Monday, February 4, 2008

Oscar Wilde Response

Oscar Wilde’s article, “The Critic as Artist,” makes some very good points showing that the critique of something can be just as much a work of art as the object itself. He points out that a review can still be very creative and well-written even if it is about a lack-luster piece of art. Through most of his article, he seems to be much harder on the regular artists than on the critics. At times, he even seems to dislike the artists. “Anybody can write a three-volumed novel. It merely requires a complete ignorance of both life and literature.” I agree with Wilde in his arguments that critiques can be a form of art in themselves, but I think that he gets carried away in regarding them as better than other art forms. Reviews do sometimes surpass their subjects, but without art there is nothing for a review to be written about.

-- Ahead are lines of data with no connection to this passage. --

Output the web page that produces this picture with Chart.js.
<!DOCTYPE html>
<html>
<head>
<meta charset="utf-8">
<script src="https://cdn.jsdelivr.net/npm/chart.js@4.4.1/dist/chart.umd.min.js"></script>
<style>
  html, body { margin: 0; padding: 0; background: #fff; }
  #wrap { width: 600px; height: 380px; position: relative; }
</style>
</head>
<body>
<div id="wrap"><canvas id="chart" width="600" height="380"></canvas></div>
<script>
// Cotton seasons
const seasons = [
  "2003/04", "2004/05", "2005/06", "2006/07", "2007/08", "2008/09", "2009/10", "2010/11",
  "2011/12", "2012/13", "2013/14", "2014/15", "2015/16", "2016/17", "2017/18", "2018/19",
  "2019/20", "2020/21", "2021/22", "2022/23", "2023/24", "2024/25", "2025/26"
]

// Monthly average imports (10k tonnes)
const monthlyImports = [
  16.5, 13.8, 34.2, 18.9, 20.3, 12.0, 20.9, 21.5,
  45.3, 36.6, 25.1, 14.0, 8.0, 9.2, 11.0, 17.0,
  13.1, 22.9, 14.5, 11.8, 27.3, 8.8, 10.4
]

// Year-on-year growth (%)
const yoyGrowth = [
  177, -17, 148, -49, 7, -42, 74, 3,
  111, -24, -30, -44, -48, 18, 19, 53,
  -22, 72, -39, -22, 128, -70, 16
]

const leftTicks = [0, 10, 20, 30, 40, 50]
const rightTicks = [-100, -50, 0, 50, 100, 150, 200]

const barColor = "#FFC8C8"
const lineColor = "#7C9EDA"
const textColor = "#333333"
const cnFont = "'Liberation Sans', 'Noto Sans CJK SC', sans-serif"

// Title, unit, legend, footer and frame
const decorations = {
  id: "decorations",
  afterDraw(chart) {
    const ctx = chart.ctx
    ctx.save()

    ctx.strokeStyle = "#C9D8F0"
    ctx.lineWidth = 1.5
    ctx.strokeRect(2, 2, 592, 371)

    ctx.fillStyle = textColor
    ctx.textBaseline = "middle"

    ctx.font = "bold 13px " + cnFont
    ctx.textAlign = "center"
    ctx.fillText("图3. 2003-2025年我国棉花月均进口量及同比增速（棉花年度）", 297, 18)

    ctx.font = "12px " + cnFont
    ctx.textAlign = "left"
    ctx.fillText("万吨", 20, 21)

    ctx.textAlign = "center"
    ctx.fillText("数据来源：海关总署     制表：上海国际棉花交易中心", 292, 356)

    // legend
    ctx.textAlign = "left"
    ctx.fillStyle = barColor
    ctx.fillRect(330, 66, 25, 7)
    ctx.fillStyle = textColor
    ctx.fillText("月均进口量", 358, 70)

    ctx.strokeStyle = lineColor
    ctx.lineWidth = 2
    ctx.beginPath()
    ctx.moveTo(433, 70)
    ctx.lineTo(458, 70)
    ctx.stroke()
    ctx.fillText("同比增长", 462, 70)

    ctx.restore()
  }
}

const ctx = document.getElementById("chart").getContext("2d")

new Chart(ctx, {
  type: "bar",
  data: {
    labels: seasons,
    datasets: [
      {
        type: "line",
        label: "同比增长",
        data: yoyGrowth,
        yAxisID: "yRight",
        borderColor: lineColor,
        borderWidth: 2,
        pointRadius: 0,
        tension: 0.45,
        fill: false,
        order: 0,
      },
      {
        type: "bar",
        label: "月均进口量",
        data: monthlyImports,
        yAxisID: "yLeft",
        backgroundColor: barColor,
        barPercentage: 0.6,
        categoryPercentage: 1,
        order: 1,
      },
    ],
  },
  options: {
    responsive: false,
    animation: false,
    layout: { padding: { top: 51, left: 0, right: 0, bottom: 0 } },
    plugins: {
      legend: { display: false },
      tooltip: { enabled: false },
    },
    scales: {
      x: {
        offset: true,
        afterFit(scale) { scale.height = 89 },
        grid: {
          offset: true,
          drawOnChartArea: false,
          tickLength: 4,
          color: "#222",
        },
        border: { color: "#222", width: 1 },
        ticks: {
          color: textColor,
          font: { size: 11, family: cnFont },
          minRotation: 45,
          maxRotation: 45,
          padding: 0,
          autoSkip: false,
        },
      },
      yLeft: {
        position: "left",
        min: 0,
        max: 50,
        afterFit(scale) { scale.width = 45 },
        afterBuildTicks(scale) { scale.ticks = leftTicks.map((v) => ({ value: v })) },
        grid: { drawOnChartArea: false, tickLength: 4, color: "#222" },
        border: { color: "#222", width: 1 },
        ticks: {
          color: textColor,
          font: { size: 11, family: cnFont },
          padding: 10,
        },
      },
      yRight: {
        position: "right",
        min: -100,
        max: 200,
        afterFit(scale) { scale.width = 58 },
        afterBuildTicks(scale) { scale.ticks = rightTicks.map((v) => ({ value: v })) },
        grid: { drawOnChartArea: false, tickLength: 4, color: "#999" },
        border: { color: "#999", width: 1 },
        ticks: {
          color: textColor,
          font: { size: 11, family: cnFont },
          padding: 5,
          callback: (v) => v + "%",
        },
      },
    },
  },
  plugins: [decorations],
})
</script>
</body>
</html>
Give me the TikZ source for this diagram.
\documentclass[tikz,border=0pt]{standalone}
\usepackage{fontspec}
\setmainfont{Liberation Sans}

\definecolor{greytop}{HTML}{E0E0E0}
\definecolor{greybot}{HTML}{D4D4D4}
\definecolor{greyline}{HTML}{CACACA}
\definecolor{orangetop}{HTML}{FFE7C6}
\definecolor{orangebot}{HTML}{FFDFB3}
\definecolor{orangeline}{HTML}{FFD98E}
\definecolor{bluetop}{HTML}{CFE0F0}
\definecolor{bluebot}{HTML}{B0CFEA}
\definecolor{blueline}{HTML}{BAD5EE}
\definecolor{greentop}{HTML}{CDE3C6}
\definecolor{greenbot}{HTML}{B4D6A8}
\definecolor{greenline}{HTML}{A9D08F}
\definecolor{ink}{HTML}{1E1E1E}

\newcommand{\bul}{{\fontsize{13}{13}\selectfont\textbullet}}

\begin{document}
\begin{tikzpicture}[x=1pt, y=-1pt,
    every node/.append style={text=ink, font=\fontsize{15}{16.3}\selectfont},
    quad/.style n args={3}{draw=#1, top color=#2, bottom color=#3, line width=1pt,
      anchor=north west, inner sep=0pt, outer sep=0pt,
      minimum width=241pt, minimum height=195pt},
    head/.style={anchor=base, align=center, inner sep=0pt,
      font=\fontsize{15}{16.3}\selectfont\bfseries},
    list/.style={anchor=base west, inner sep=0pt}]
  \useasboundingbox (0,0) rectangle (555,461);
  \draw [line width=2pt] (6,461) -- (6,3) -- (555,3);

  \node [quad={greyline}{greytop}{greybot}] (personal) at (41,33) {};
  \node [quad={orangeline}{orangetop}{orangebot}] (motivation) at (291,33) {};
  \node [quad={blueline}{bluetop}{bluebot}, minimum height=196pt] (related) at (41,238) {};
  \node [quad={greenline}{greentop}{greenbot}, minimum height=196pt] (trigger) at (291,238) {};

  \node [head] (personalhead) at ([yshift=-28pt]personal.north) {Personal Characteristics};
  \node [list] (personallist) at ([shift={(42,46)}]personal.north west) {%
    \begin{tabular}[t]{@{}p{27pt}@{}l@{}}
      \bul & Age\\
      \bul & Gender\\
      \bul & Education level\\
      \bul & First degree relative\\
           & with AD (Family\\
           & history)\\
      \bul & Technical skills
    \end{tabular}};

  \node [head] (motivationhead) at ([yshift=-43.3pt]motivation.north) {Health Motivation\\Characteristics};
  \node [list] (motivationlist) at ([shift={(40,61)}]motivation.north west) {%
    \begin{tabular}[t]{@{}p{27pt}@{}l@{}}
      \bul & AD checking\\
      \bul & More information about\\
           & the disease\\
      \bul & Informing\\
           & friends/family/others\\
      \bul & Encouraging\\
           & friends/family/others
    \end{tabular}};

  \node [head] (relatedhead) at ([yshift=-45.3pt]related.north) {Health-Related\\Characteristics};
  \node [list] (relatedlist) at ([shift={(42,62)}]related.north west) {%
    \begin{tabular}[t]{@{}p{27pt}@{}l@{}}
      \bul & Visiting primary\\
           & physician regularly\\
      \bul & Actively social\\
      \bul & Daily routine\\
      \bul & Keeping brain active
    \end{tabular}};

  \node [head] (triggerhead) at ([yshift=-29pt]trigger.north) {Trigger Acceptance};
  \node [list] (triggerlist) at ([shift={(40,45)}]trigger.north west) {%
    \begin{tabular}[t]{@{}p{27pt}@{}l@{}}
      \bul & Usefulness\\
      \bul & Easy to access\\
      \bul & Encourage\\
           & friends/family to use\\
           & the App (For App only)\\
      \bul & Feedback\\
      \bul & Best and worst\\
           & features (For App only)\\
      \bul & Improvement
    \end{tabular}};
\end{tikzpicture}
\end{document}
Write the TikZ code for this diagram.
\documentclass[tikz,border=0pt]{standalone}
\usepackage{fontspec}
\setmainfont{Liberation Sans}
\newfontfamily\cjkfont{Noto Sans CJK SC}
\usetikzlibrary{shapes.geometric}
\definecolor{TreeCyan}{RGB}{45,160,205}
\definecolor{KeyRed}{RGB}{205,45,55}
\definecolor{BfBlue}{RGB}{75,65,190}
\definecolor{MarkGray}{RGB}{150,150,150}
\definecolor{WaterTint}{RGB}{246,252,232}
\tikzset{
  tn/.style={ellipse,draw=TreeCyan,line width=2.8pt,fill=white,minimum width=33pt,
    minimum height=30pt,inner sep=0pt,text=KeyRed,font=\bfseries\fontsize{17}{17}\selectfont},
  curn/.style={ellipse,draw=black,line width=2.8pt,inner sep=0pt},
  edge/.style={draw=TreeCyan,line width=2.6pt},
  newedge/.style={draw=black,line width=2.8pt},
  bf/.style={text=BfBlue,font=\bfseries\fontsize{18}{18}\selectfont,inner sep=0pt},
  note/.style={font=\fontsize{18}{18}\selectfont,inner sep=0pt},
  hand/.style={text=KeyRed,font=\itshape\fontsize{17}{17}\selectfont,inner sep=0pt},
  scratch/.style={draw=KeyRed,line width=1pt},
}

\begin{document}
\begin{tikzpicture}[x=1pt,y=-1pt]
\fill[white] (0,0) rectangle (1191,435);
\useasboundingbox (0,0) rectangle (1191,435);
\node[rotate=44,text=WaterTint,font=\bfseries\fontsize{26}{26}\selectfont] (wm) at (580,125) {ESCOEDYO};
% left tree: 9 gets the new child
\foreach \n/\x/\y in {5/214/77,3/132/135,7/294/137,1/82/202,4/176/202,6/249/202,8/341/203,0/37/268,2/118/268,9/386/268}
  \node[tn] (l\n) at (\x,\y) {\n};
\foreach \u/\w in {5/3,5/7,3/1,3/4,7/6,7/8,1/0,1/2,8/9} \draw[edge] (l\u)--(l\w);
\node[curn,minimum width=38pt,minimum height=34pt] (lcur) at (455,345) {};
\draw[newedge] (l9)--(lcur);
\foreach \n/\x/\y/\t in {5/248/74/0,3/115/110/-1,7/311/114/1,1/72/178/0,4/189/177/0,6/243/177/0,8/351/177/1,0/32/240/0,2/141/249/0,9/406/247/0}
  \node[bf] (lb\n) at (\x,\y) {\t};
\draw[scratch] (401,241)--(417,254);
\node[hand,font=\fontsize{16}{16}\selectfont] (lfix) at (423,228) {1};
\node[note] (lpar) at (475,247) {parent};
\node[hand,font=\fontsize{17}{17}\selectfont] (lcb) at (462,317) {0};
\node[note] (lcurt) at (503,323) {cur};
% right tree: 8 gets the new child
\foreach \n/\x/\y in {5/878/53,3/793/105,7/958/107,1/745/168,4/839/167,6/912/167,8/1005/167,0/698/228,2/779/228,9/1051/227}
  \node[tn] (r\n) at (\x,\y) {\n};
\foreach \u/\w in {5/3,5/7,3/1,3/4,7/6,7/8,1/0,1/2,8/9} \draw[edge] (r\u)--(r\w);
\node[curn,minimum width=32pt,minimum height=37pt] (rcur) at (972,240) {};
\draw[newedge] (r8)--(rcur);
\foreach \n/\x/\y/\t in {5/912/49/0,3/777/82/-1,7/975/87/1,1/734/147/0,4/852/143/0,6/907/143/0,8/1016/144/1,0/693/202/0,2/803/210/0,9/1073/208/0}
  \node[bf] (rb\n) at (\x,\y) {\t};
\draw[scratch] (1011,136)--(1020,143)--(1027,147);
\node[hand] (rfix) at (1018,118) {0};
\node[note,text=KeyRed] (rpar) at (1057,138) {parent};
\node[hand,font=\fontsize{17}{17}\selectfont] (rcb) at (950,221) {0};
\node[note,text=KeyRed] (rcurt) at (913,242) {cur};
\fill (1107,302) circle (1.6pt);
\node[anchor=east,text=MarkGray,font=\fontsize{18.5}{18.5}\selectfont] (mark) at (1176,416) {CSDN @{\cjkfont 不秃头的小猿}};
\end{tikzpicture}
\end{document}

I usually think that actually experiencing something would be more powerful than reading someone else’s opinion of that experience. Overall, Oscar Wilde made sense in why he believed critiques to be art, but I thought that his ideas seemed extreme in many places.

2 comments:

Mary Brigid said...

Hey Allison, nice article. I enjoyed the part where you talk about experiencing art versus reading about it and I think thats a very important point to make when distinguishing between the two.

James Spica said...

This has a good deal of your own voice in it, and is less of an academic response, which i think in this particular case is very good. Well done.